A high student was forced to leave school because an assistant principal found his Captain America costume to be "offensive." See Example( s )

Collected via Instagram, February 2015

Today my brother went to school dressed as captain America for spirit week "movie day" and was harrassed so badly by the assistant principal over his "offensive" costume and his motives for wearing it He ended up leaving school. They confiscated his original wwII helmet, canteen, first aid pouch belt, and suspenders. Has a huge history buff and captain America is his favorite. He put a ton of work into making sure his outfit was pretty darn perfect and authentic. If captain America is offensive to you you should probably leave America. #avengers #captainamerica #theworldtoday
Mostly False


Mostly False


Rondout Valley High School student Steven Snyder's Captain America costume caught the eye of school administrators due to its inclusion of a prohibited ammunition belt.

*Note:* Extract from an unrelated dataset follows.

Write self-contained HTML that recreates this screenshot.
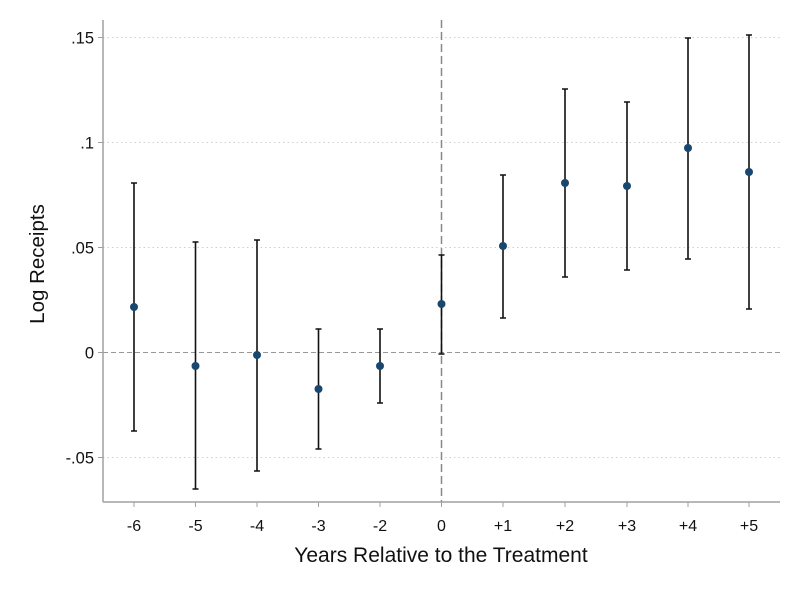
<!DOCTYPE html>
<html><head><style>body{margin:0;background:#fff}svg{display:block}</style></head>
<body>
<svg width="800" height="600" xmlns="http://www.w3.org/2000/svg" font-family="Liberation Sans, Arial, sans-serif">
<rect width="800" height="600" fill="#fff"/>
<g stroke="#cfcfcf" stroke-width="1" stroke-dasharray="1.5,3">
<line x1="103" x2="780" y1="37.5" y2="37.5"/>
<line x1="103" x2="780" y1="142.5" y2="142.5"/>
<line x1="103" x2="780" y1="247.5" y2="247.5"/>
<line x1="103" x2="780" y1="457.5" y2="457.5"/>
</g>
<line x1="103" x2="780" y1="352.5" y2="352.5" stroke="#999" stroke-dasharray="5,3"/>
<line x1="441.5" x2="441.5" y1="20" y2="502" stroke="#888" stroke-width="1.5" stroke-dasharray="8,4"/>
<g stroke="#a0a0a0" stroke-width="1.5">
<line x1="103" x2="103" y1="20" y2="502"/>
<line x1="103" x2="780" y1="502" y2="502"/>
</g>
<g stroke="#a0a0a0" stroke-width="1">
<line x1="98" x2="103" y1="37.5" y2="37.5"/><line x1="98" x2="103" y1="142.5" y2="142.5"/>
<line x1="98" x2="103" y1="247.5" y2="247.5"/><line x1="98" x2="103" y1="352.5" y2="352.5"/>
<line x1="98" x2="103" y1="457.5" y2="457.5"/>
<line x1="134" x2="134" y1="502" y2="507"/><line x1="195.5" x2="195.5" y1="502" y2="507"/>
<line x1="257" x2="257" y1="502" y2="507"/><line x1="318.5" x2="318.5" y1="502" y2="507"/>
<line x1="380" x2="380" y1="502" y2="507"/><line x1="441.5" x2="441.5" y1="502" y2="507"/>
<line x1="503" x2="503" y1="502" y2="507"/><line x1="565" x2="565" y1="502" y2="507"/>
<line x1="627" x2="627" y1="502" y2="507"/><line x1="688" x2="688" y1="502" y2="507"/>
<line x1="749" x2="749" y1="502" y2="507"/>
</g>
<g font-size="16.5" fill="#111" text-anchor="end">
<text x="94" y="43.5">.15</text><text x="94" y="148.5">.1</text><text x="94" y="253.5">.05</text>
<text x="94" y="358.5">0</text><text x="94" y="463.5">-.05</text>
</g>
<g font-size="16" fill="#111" text-anchor="middle">
<text x="134" y="531">-6</text><text x="195.5" y="531">-5</text><text x="257" y="531">-4</text>
<text x="318.5" y="531">-3</text><text x="380" y="531">-2</text><text x="441.5" y="531">0</text>
<text x="503" y="531">+1</text><text x="565" y="531">+2</text><text x="627" y="531">+3</text>
<text x="688" y="531">+4</text><text x="749" y="531">+5</text>
<text x="441" y="562" font-size="21">Years Relative to the Treatment</text>
<text transform="translate(44,264) rotate(-90)" font-size="20.5">Log Receipts</text>
</g>
<g stroke="#111" stroke-width="1.6">
<path d="M134 183V431M131 183h6M131 431h6"/>
<path d="M195.5 242V489M192.5 242h6M192.5 489h6"/>
<path d="M257 240V471M254 240h6M254 471h6"/>
<path d="M318.5 329V449M315.5 329h6M315.5 449h6"/>
<path d="M380 329V403M377 329h6M377 403h6"/>
<path d="M441.5 255V354M438.5 255h6M438.5 354h6"/>
<path d="M503 175V318M500 175h6M500 318h6"/>
<path d="M565 89V277M562 89h6M562 277h6"/>
<path d="M627 102V270M624 102h6M624 270h6"/>
<path d="M688 38V259M685 38h6M685 259h6"/>
<path d="M749 35V309M746 35h6M746 309h6"/>
</g>
<g fill="#1a476f">
<circle cx="134" cy="307" r="4"/><circle cx="195.5" cy="366" r="4"/><circle cx="257" cy="355" r="4"/>
<circle cx="318.5" cy="389" r="4"/><circle cx="380" cy="366" r="4"/><circle cx="441.5" cy="304" r="4"/>
<circle cx="503" cy="246" r="4"/><circle cx="565" cy="183" r="4"/><circle cx="627" cy="186" r="4"/>
<circle cx="688" cy="148" r="4"/><circle cx="749" cy="172" r="4"/>
</g>
</svg>
</body></html>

The school deemed a Captain America costume (or patriotism in general) to be "offensive."


On 8 February 2016, Facebook user “Keli Marie” published the above-reproduced image and comment to Facebook and Instagram. According to her post, her brother had dressed as Captain America for a school movie day during “spirit week” and “was harrassed so badly by the assistant principal over his ‘offensive’ costume and his motives for wearing it” that he opted to leave school early.

Keli Marie’s comments omitted a number of crucial details about the specifics of her claim, such as when and where the incident occurred, what the purportedly “harassing” actions of the assistant principal were, and the circumstances under which the depicted young man left campus without incurring penalties for cutting classes. Others users commenting on the photograph indicated that the school in question was Rondout Valley High School in Accord, New York and pointed out that school “spirit week” typically took place around the September/October timeframe, not February.

The post also provided no explanation about why a Captain America costume would have deemed “offensive” by the school’s vice-principal (or anyone else), although some commenters inferred that a lack of patriotism was the source of the administrator’s purported ire:

That vice principal. Spread his name in shame over the internet
Kick his commie ISIS loving ass out of our country.
Exercise your First Amendment rights that he despises and protest outside his front door.
I cant believe this. This must be a scam post

An IHeartRadio blog identified the young man in question as Rondout Valley High School senior Steven Snyder and provided a bit more information obtained from Snyder’s sister. Among the details that were not included in the original, more popular, post were information about a violation of school rules involving contraband and a possible date for the incident (8 February 2016):

What I know as of now is his assistant principal called him into the office and used a prior time involving WWII gear to harass himabout his attire Monday. We somewhat understand his belt being a problem, it was empty and though to the general public it just looks like cargo pockets it is a WWII surplus belt used for many things including ammunition so we understand it is weapon related. However there was no reason for taking his helmet (the best answer given was it was real metal and hard), suspenders, or canteen. He was also made to show/empty his pockets and show and explain the shirt under his jacket (an under armor captain America shirt). He’s a senior and a good kid who really does embody the ideals of Captain America.

This statement shed a bit more light on the situation: the young man had apparently locked horns with administrators over the his “WWII gear” before, and the items confiscated evidently looked like weaponry.

We contacted Rondout Valley High School for additional information on the claim, and Superintendent Rosario Agostaro returned our call on 10 February 2016. Agostaro stated that he was well-acquainted with the student in question, repeatedly describing him as a “good kid” and relaying information about instances in which Snyder behaved admirably.

However, Agostaro told us that the district had received several threats during the 2015-2016 school year and as a result was forced to adopt a stringent policy with respect to weapons and ammunition. Agostaro said that the teen’s costume wasn’t of the modern Captain America type: it was a replica of a uniform used in World War II-era scenes in one of the Captain America films and included a replica ammunition belt that violated school policy concerning weapon-related items on school grounds.

As for the other parts of the costume, Agostaro said he was not sure what items were initially confiscated from Snyder, but he affirmed that all the student’s possessions had been promptly returned to him. He also confirmed that no disciplinary measures were taken against Snyder (at the time of the incident or later); if Snyder left school during class hours, it wasn’t because he was ordered to go home.

So while it might be fair to say that the teen’s Captain America-related costume was deemed inappropriate school wear, it was not because any school administrators were offended by the Captain America character or the sense of patriotism he represents. The administrator involved with the issue described himself as a big Captain America fan and confirmed that the sole problem with Snyder’s costume was its inclusion of a replica ammunition belt.